I’m calling this post meltdown because officially a meltdown is ‘an intense response to overwhelming situations’. It happens when someone becomes completely overwhelmed by their current situation and temporarily loses behavioural control. I think that this pretty well sums up my feelings and behaviour the other night. This is an old post but it is about the need for forgiveness and the fact that sometimes, within a D/s dynamic, it can translate into wanting to be punished in a physical sense. For more thoughts on discipline and how it more commonly works for us, you might want to read this post.
One day, back in October 2016 …
To be honest, I think that things have been building up for a while. I am maxed out at work. Completely. My head is full and I feel that I have no more space for people’s problems. I am an organised person usually, but when you are too busy then all that falls by the wayside. This has been happening to me for a while. I have told HL as our agreement is that I share my feelings and am clear about my needs, but, being honest, the way this term has gone means that me feeling like this has become the norm.

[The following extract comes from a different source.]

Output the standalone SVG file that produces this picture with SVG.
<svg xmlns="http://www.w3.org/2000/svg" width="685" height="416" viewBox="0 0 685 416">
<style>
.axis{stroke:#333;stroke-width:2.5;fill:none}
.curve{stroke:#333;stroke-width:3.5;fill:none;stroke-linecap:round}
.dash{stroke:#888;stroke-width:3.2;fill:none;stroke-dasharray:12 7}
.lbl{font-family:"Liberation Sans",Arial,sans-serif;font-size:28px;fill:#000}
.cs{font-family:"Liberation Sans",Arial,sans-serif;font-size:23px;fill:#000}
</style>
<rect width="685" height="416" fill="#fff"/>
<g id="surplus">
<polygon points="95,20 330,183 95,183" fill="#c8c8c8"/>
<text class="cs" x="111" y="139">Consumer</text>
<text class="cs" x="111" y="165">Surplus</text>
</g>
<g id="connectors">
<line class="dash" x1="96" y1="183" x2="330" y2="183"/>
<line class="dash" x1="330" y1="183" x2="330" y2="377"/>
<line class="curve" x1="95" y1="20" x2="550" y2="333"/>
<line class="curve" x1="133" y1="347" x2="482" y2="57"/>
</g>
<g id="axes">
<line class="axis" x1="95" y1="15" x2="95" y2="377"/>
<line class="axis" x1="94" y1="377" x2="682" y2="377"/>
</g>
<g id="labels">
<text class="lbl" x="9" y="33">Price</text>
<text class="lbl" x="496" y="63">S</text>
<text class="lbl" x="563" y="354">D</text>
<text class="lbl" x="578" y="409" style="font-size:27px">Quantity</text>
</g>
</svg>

I think that is probably why he didn’t see the pressure build to bursting point this time. Often he would, of course. In addition to work stress, we have had a lot of pressures on us in other ways. This has taken its toll on both of us; while we had a plan for managing, and used our D/s to do that, this was a short term fix rather than a long term, ok-this-is-our-life-now-how-do-we-manage-it-for-the-foreseeable, type of plan. So I think it came as a bit of a surprise to both of us when, over what seemed to be nothing, I had a bit of a meltdown.
I definitely felt overwhelmed. I should have been able to cope, but I didn’t. I feel immensely disappointed in my behaviour now. My time as a submissive has taught me to think before I speak and I have worked hard at using language which will convey the right message, even when I am feeling emotional. Using my ‘teacher voice’ was something that had to be left behind in vanilla life for obvious reasons; as was vocabulary which suggested blame and an inappropriate tone. I have worked at all of this and am usually quite good at taking the time to express myself in a way which is both submissive and respectful to HL.

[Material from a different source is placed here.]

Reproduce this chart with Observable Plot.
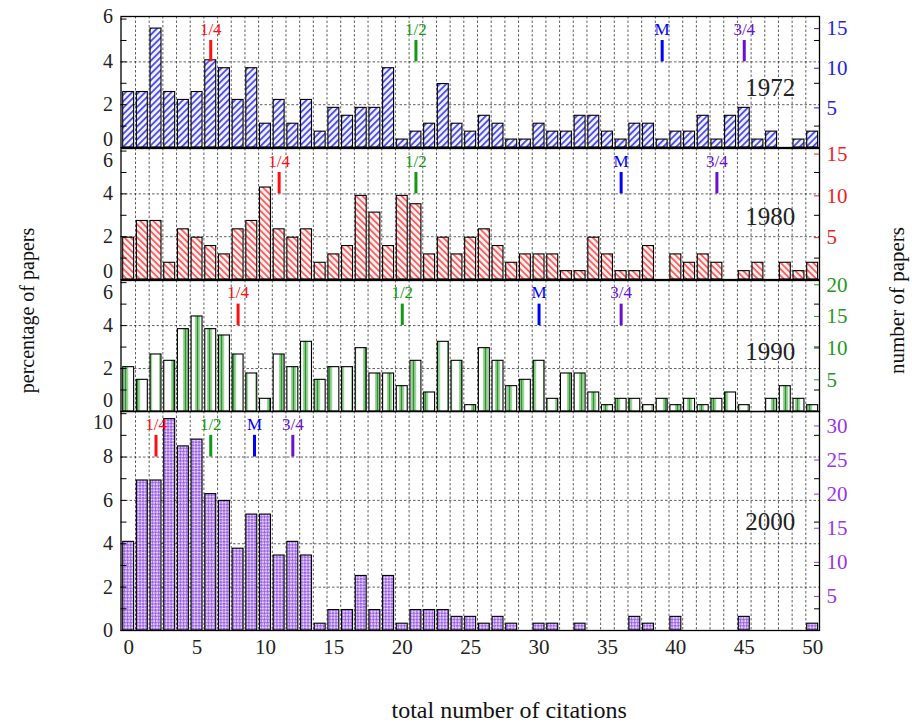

As my control broke down I found myself speaking in a stilted way; I tried desperately to search for the right way to phrase things, but I know that what I said in actuality was not what I should have said. In addition, my emotional outpouring ruined a scene which HL had planned for us. By the time we had talked about the issue, time had worn on which meant that even had the dynamic been right between us, I had used the time for something else. As usual, HL took this in his stride and tried to help and support me. At least one of us was in control!
As often happens after something like this, the dynamic between us was not quite right. I had behaved in a way that I was uncomfortable with, said things that I regretted, and changed the course of the evening that he had planned. I asked to be punished. I suppose that is a hard thing for him to do when he sees that I am already struggling, but it was what I needed to move on and he accepted that. I didn’t enjoy it but it did make me feel that things had been brought to an end and I could return to being submissive to him.
I think that without a physical punishment on this occasions, I would have felt worse that I had challenged the order of things between us, even if it was unintentional. His understanding and forgiveness is obviously of chief importance to me, but I also need to be able to forgive myself. We often use a reset when things have shifted a bit and I suppose that is what the punishment did. It was quick and clear, and he made me tell him what I had done to deserve it which was also helpful.
When we started out with our D/s, these sort of bumps could throw us, but we have come to realise that they are the stuff of life and relationships. We will not make the same mistake again, although I am sure we will make many others which are similar. We use communication to manage bumps and get back on track, learning from each of these slips and putting things in place to avoid a repeat, so over time, we have come to see these learning opportunities as positives.
I am lucky that I now have two weeks off work when we can spent time talking and planning and looking at how we manage things and moving forward. Even without that we would have found a way through, I am sure; this is a never ending work in progress and that is part of the fun. Post meltdown I am feeling calm, cared for and closer to him. Tattie holidays here we come?